Easy_Question19 : Merge Two Binary Trees

• You are given two binary trees root1 and root2.

• Imagine that when you put one of them to cover the other, some nodes of the two trees are overlapped while the others are not. You need to merge the two trees into a new binary tree. The merge rule is that if two nodes overlap, then sum node values up as the new value of the merged node.
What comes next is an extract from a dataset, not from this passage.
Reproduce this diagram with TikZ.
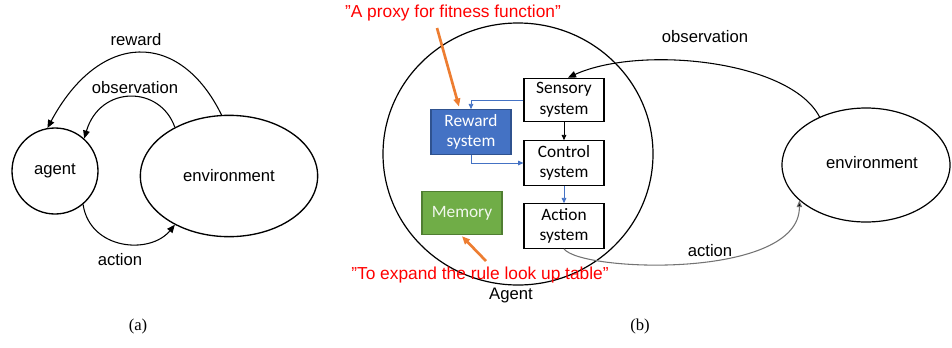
\documentclass[tikz,border=0pt]{standalone}
\usepackage{fontspec}
\setmainfont{Liberation Sans}
\newfontfamily\calfont{Carlito}
\newfontfamily\capfont{Liberation Serif}
\usetikzlibrary{arrows.meta,shapes.geometric}
\definecolor{boxblue}{HTML}{4472C4}
\definecolor{boxblueline}{HTML}{2F528F}
\definecolor{boxgreen}{HTML}{70AD47}
\definecolor{boxgreenline}{HTML}{507E32}
\definecolor{noteorange}{HTML}{ED7D31}

\begin{document}
\begin{tikzpicture}[x=0.75pt, y=-0.75pt,
    font=\fontsize{12.5}{14}\selectfont,
    flow/.style={-{Triangle[length=6pt,width=5pt]}, line width=0.8pt},
    sysbox/.style={draw, line width=0.9pt, minimum width=60pt, minimum height=32pt,
        align=center, font=\calfont\fontsize{13}{15.5}\selectfont},
    link/.style={-{Triangle[length=4pt,width=3.5pt]}, line width=0.6pt},
    note/.style={text=red, font=\fontsize{13}{15}\selectfont},
    notearrow/.style={-{Triangle[length=6pt,width=5pt]}, line width=2pt, draw=noteorange}]
    \useasboundingbox (0,0) rectangle (952,347);

    % (a)
    \node[circle, draw, line width=1pt, minimum size=64.5pt] (agent) at (55,171) {agent};
    \node[ellipse, draw, line width=1pt, minimum width=133pt, minimum height=91pt] (env) at (229,176) {environment};
    \draw[flow] (env.97) .. controls (180,30) and (100,30) .. (agent.100);
    \draw[flow] (env.138) .. controls (160,85) and (100,85) .. (agent.48);
    \draw[flow] (agent.-50) .. controls (90,250) and (150,255) .. (env.222);
    \node (rewardlbl) at (136,40) {reward};
    \node (obslbl) at (135,88) {observation};
    \node (actlbl) at (120,260) {action};
    \node[font=\capfont\fontsize{12.5}{14}\selectfont] (capa) at (138,326) {(a)};

    % (b)
    \node[ellipse, draw, line width=0.9pt, minimum width=202.5pt, minimum height=196.5pt] (agentb) at (518,154) {};
    \node (agentlbl) at (511,295) {Agent};
    \node[sysbox] (sensory) at (564,100) {Sensory\\system};
    \node[sysbox] (control) at (564,163) {Control\\system};
    \node[sysbox] (action) at (564,226) {Action\\system};
    \node[sysbox, fill=boxblue, draw=boxblueline, text=white] (reward) at (471,132) {Reward\\system};
    \node[sysbox, fill=boxgreen, draw=boxgreenline, text=white!90!boxgreen] (memory) at (462,213) {Memory};
    \draw[link] (sensory) -- (control);
    \draw[link, draw=boxblue] (control) -- (action);
    \draw[link, draw=boxblue] (sensory.west) -| (reward.north);
    \draw[link, draw=boxblue] (reward.south) |- (control.west);

    \node[ellipse, draw, line width=0.9pt, minimum width=126pt, minimum height=85.5pt] (envb) at (866,165) {};
    \node (envblbl) at (872,163) {environment};
    \draw[flow] (envb.134) .. controls (790,60) and (640,45) .. ([xshift=3pt]sensory.north);
    \draw[flow, draw=black!55, -{Triangle[length=5pt,width=4pt,fill=black]}] (action.south) .. controls (580,272) and (800,280) .. (envb.208);
    \node (obsblbl) at (705,37) {observation};
    \node (actblbl) at (710,251) {action};

    \node[note] (proxynote) at (453,13) {”A proxy for fitness function”};
    \node[note] (tablenote) at (480,275) {”To expand the rule look up table”};
    \coordinate (proxystart) at (437,28);
    \coordinate (tablestart) at (486,261);
    \draw[notearrow] (proxystart) -- ([xshift=-9pt,yshift=2pt]reward.north);
    \draw[notearrow] (tablestart) -- ([yshift=-1pt]memory.south);
    \node[font=\capfont\fontsize{12.5}{14}\selectfont] (capb) at (640,326) {(b)};
\end{tikzpicture}
\end{document}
Otherwise, the NOT null node will be used as the node of the new tree.

• Return the merged tree.

• Note: The merging process must start from the root nodes of both trees.

Example:  
Input: 
     Tree 1            Tree 2                  
       2                 3                             
      / \               / \                            
     1   4             6   1                        
    /                   \   \                      
   5                     2   7                  

Output: Merged tree:
         5
        / \
       7   5
      / \     \
     5   2   7 

Recursive Algorithm: 
Traverse the tree in Pre-order fashion
Check if both the tree nodes are NULL 
If not, then update the value
Recur for left subtrees
Recur for right subtrees
Return root of updated Tree
// Java program to Merge Two Binary Trees

/* A binary tree node has data, pointer to left child
and a pointer to right child */
class Node
{
  int data;
  Node left, right;
  
  public Node(int data, Node left, Node right) {
    this.data = data;
    this.left = left;
    this.right = right;
  }
  
  /* Helper method that allocates a new node with the
  given data and NULL left and right pointers. */
  static Node newNode(int data)
  {
    return new Node(data, null, null);
  }
  
  /* Given a binary tree, print its nodes in inorder*/
  static void inorder(Node node)
  {
    if (node == null)
      return;
  
    /* first recur on left child */
    inorder(node.left);
  
    /* then print the data of node */
    System.out.printf("%d ", node.data);
  
    /* now recur on right child */
    inorder(node.right);
  }
  
  /* Method to merge given two binary trees*/
  static Node MergeTrees(Node t1, Node t2)
  {
    if (t1 == null)
      return t2;
    if (t2 == null)
      return t1;
    t1.data += t2.data;
    //Step 2 start 
    t1.left = MergeTrees(t1.left, t2.left);
    //Step 2 end 
    //Step 3 start 
    t1.right = MergeTrees(t1.right, t2.right);
    //Step 3 end 
    return t1;
  }
  
  // Driver method
  public static void main(String[] args)
  {
    /* Let us construct the first Binary Tree
        1
      / \
      2  3
      / \  \
      4 5  6
    */
    //Step 1 start
    Node root1 = newNode(1);
    root1.left = newNode(2);
    root1.right = newNode(3);
    root1.left.left = newNode(4);
    root1.left.right = newNode(5);
    root1.right.right = newNode(6);
  
    /* Let us construct the second Binary Tree
        4
      / \
      1  7
      /  / \
    3  2 6 */
    Node root2 = newNode(4);
    root2.left = newNode(1);
    root2.right = newNode(7);
    root2.left.left = newNode(3);
    root2.right.left = newNode(2);
    root2.right.right = newNode(6);
    //Step 1  end
    Node root3 = MergeTrees(root1, root2);
    System.out.printf("The Merged Binary Tree is:\n");
    //Step 4
    inorder(root3);
  }
}
Output: 
The Merged Binary Tree is:
7 3 5 5 2 10 12
Step1 Visualizer
Step2 Left Tree merge Visualizer
Step3 Rigth Tree merge Visualizer
Step4 Merged Tree Visualizer
Complexity Analysis: 
Time complexity : O(n) 
A total of n nodes need to be traversed. Here, n represents the minimum number of nodes from the two given trees.
Auxiliary Space : O(n) 
The depth of the recursion tree can go upto n in case of a skewed tree. In average case, depth will be O(logn).